When we last left South Korean electronics manufacturer Samsung, it was being hammered with controversy over the disastrous short life of its flawed Galaxy Note 7 tablet-phone, from its negatively hot debut, to a clunky product recall, to the final death knoll after its replacement units proved just as faulty as the first ones. The evidence of involvement in the shady business dealings between President Park Geun-hye and Choi Soon-sil was like the cherry on top for their unlucky year. With shareholder values dropping like rocks, Samsung is now entering discussions as regards to how the company might best cope with their predicament.
According to BBC, the pan involves dividing the larger Samsung Company into two halves, one the actual operating firm and the other a holding unit.

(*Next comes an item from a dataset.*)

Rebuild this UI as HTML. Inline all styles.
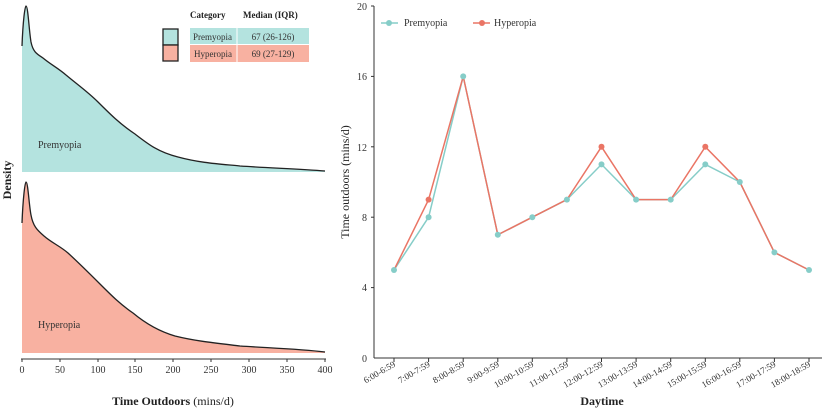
<!DOCTYPE html>
<html><head><meta charset="utf-8"><style>
body{margin:0;background:#fff;}
svg{display:block;font-family:"Liberation Serif",serif;}
</style></head><body>
<svg width="831" height="410" viewBox="0 0 831 410">
<path d="M22,172 L22,46 C23,20 25,6 26,6 C28,6 29,30 31,42 C33,52 37,54 43,58 C50,64 58,68 66,75 C78,85 88,92 98,102 C110,114 120,124 135,134 C148,144 158,152 178,157 C200,163 220,164 240,166 C270,168 300,169 325,171 L325,172 Z" fill="#b4e3df"/>
<path d="M22,46 C23,20 25,6 26,6 C28,6 29,30 31,42 C33,52 37,54 43,58 C50,64 58,68 66,75 C78,85 88,92 98,102 C110,114 120,124 135,134 C148,144 158,152 178,157 C200,163 220,164 240,166 C270,168 300,169 325,171" fill="none" stroke="#222" stroke-width="1.3"/>
<path d="M22,353 L22,223 C23,198 25,182 26,182 C28,182 29,205 31,215 C33,226 37,230 44,236 C52,243 60,246 68,253 C80,264 90,274 100,284 C112,296 120,304 133,313 C145,323 158,331 175,336 C195,341 215,343 240,346 C270,348 300,349 325,352 L325,353 Z" fill="#f8b1a1"/>
<path d="M22,223 C23,198 25,182 26,182 C28,182 29,205 31,215 C33,226 37,230 44,236 C52,243 60,246 68,253 C80,264 90,274 100,284 C112,296 120,304 133,313 C145,323 158,331 175,336 C195,341 215,343 240,346 C270,348 300,349 325,352" fill="none" stroke="#222" stroke-width="1.3"/>
<text x="38" y="148" font-size="10" fill="#333">Premyopia</text>
<text x="38" y="328" font-size="10" fill="#333">Hyperopia</text>
<line x1="21" y1="359" x2="326" y2="359" stroke="#333" stroke-width="1"/>
<g stroke="#333"><line x1="22" y1="359" x2="22" y2="362"/><line x1="60" y1="359" x2="60" y2="362"/><line x1="98" y1="359" x2="98" y2="362"/><line x1="135" y1="359" x2="135" y2="362"/><line x1="173" y1="359" x2="173" y2="362"/><line x1="211" y1="359" x2="211" y2="362"/><line x1="249" y1="359" x2="249" y2="362"/><line x1="287" y1="359" x2="287" y2="362"/><line x1="325" y1="359" x2="325" y2="362"/></g>
<g font-size="10" fill="#333" text-anchor="middle"><text x="22" y="373">0</text><text x="60" y="373">50</text><text x="98" y="373">100</text><text x="135" y="373">150</text><text x="173" y="373">200</text><text x="211" y="373">250</text><text x="249" y="373">300</text><text x="287" y="373">350</text><text x="325" y="373">400</text></g>
<text x="173" y="405" font-size="12" text-anchor="middle" fill="#222"><tspan font-weight="bold">Time Outdoors</tspan> (mins/d)</text>
<text transform="translate(11,180) rotate(-90)" font-size="12" font-weight="bold" text-anchor="middle" fill="#222">Density</text>
<text x="190" y="18" font-size="9" font-weight="bold" fill="#222">Category</text>
<text x="243" y="18" font-size="9" font-weight="bold" fill="#222">Median (IQR)</text>
<rect x="190" y="28" width="119" height="16" fill="#b4e3df"/>
<rect x="190" y="45" width="119" height="17" fill="#f8b1a1"/>
<line x1="237" y1="28" x2="237" y2="62" stroke="#fff" stroke-width="1"/>
<text x="193" y="40" font-size="9" fill="#333">Premyopia</text>
<text x="273" y="40" font-size="9" fill="#333" text-anchor="middle">67 (26-126)</text>
<text x="194" y="57" font-size="9" fill="#333">Hyperopia</text>
<text x="273" y="57" font-size="9" fill="#333" text-anchor="middle">69 (27-129)</text>
<rect x="163" y="29" width="15" height="16" fill="#b4e3df" stroke="#222" stroke-width="1.3"/>
<rect x="163" y="45" width="15" height="16" fill="#f8b1a1" stroke="#222" stroke-width="1.3"/>
<line x1="374" y1="6" x2="374" y2="358" stroke="#333"/>
<line x1="374" y1="358" x2="822" y2="358" stroke="#333"/>
<g stroke="#333"><line x1="371" y1="6" x2="374" y2="6"/><line x1="371" y1="76.4" x2="374" y2="76.4"/><line x1="371" y1="146.8" x2="374" y2="146.8"/><line x1="371" y1="217.2" x2="374" y2="217.2"/><line x1="371" y1="287.6" x2="374" y2="287.6"/></g>
<g font-size="10" fill="#333" text-anchor="end"><text x="367" y="10">20</text><text x="367" y="80">16</text><text x="367" y="151">12</text><text x="367" y="221">8</text><text x="367" y="291">4</text><text x="367" y="362">0</text></g>
<text transform="translate(349,182) rotate(-90)" font-size="12" text-anchor="middle" fill="#222">Time outdoors (mins/d)</text>
<g stroke="#333"><line x1="394" y1="358" x2="394" y2="362"/><line x1="428.6" y1="358" x2="428.6" y2="362"/><line x1="463.2" y1="358" x2="463.2" y2="362"/><line x1="497.8" y1="358" x2="497.8" y2="362"/><line x1="532.3" y1="358" x2="532.3" y2="362"/><line x1="566.9" y1="358" x2="566.9" y2="362"/><line x1="601.5" y1="358" x2="601.5" y2="362"/><line x1="636.1" y1="358" x2="636.1" y2="362"/><line x1="670.7" y1="358" x2="670.7" y2="362"/><line x1="705.3" y1="358" x2="705.3" y2="362"/><line x1="739.8" y1="358" x2="739.8" y2="362"/><line x1="774.4" y1="358" x2="774.4" y2="362"/><line x1="809" y1="358" x2="809" y2="362"/></g>
<g font-size="9" fill="#333" text-anchor="end">
<text transform="translate(396,366) rotate(-30)">6:00-6:59</text>
<text transform="translate(430.6,366) rotate(-30)">7:00-7:59</text>
<text transform="translate(465.2,366) rotate(-30)">8:00-8:59</text>
<text transform="translate(499.8,366) rotate(-30)">9:00-9:59</text>
<text transform="translate(534.3,366) rotate(-30)">10:00-10:59</text>
<text transform="translate(568.9,366) rotate(-30)">11:00-11:59</text>
<text transform="translate(603.5,366) rotate(-30)">12:00-12:59</text>
<text transform="translate(638.1,366) rotate(-30)">13:00-13:59</text>
<text transform="translate(672.7,366) rotate(-30)">14:00-14:59</text>
<text transform="translate(707.3,366) rotate(-30)">15:00-15:59</text>
<text transform="translate(741.8,366) rotate(-30)">16:00-16:59</text>
<text transform="translate(776.4,366) rotate(-30)">17:00-17:59</text>
<text transform="translate(811,366) rotate(-30)">18:00-18:59</text>
</g>
<text x="602" y="405" font-size="12" font-weight="bold" text-anchor="middle" fill="#222">Daytime</text>
<polyline fill="none" stroke="#86cdc8" stroke-width="1.5" points="394,270 428.6,217.2 463.2,76.4 497.8,234.8 532.3,217.2 566.9,199.6 601.5,164.4 636.1,199.6 670.7,199.6 705.3,164.4 739.8,182 774.4,252.4 809,270"/>
<polyline fill="none" stroke="#ea7565" stroke-width="1.5" points="394,270 428.6,199.6 463.2,76.4 497.8,234.8 532.3,217.2 566.9,199.6 601.5,146.8 636.1,199.6 670.7,199.6 705.3,146.8 739.8,182 774.4,252.4 809,270"/>
<g fill="#ea7565"><circle cx="428.6" cy="199.6" r="3"/><circle cx="601.5" cy="146.8" r="3"/><circle cx="705.3" cy="146.8" r="3"/></g>
<g fill="#86cdc8"><circle cx="394" cy="270" r="3"/><circle cx="428.6" cy="217.2" r="3"/><circle cx="463.2" cy="76.4" r="3"/><circle cx="497.8" cy="234.8" r="3"/><circle cx="532.3" cy="217.2" r="3"/><circle cx="566.9" cy="199.6" r="3"/><circle cx="601.5" cy="164.4" r="3"/><circle cx="636.1" cy="199.6" r="3"/><circle cx="670.7" cy="199.6" r="3"/><circle cx="705.3" cy="164.4" r="3"/><circle cx="739.8" cy="182" r="3"/><circle cx="774.4" cy="252.4" r="3"/><circle cx="809" cy="270" r="3"/></g>
<line x1="381" y1="23" x2="398" y2="23" stroke="#86cdc8" stroke-width="1.5"/><circle cx="389" cy="23" r="3" fill="#86cdc8"/>
<text x="404" y="26" font-size="10" fill="#333">Premyopia</text>
<line x1="473" y1="23" x2="490" y2="23" stroke="#ea7565" stroke-width="1.5"/><circle cx="482" cy="23" r="3" fill="#ea7565"/>
<text x="494" y="26" font-size="10" fill="#333">Hyperopia</text>
</svg>
</body></html>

The presence of more than one company answering to Samsung was calculated as a means to increase its overall value to the shareholders, even as the tech giant has begun to buy back its shares of stock while increasing dividends for the rest. It was the best option left to them after the aforementioned Samsung Galaxy Note 7 debacle that ended with cessation of its production last October.
In light with its planned restructuring, Samsung plans to undergo a complete review of their proposed new corporate structure post-division, to be performed by a board of external advisors, although they have made assurances that the review itself will not mention any intent of the corporate management going forward, nor that of the advisory board itself. The splitting into a holding company for ownership and an operating firm was suggested by Elliott Management, an American-based US activist hedge fund.
In arguing for the splitting of the company, EM pointed out that the restructure will ease and simplify the effort to get a precise value of Samsung’s assets, doubly convenient in light with current investigations being carried out on it. The original state of the firm has Samsung Electronics, which makes the appliances and gadgets including the Galaxy phones, being tied through complicated cross shareholding, with other wider Samsung-named ventures in South Korea such as heavy industry, shipping and insurance, making a conventional asset valuation somewhat difficult.
As a result of the planned split, the operating company, which includes the electronics manufacturing branch, can easily be evaluated for its worth, while the holding firm maintains the necessary cross-shareholding within itself and the other affiliates. Samsung’s investors have been supportive of this proposal, most especially as it would return more company control back to the industry giant’s founding family, the Lees.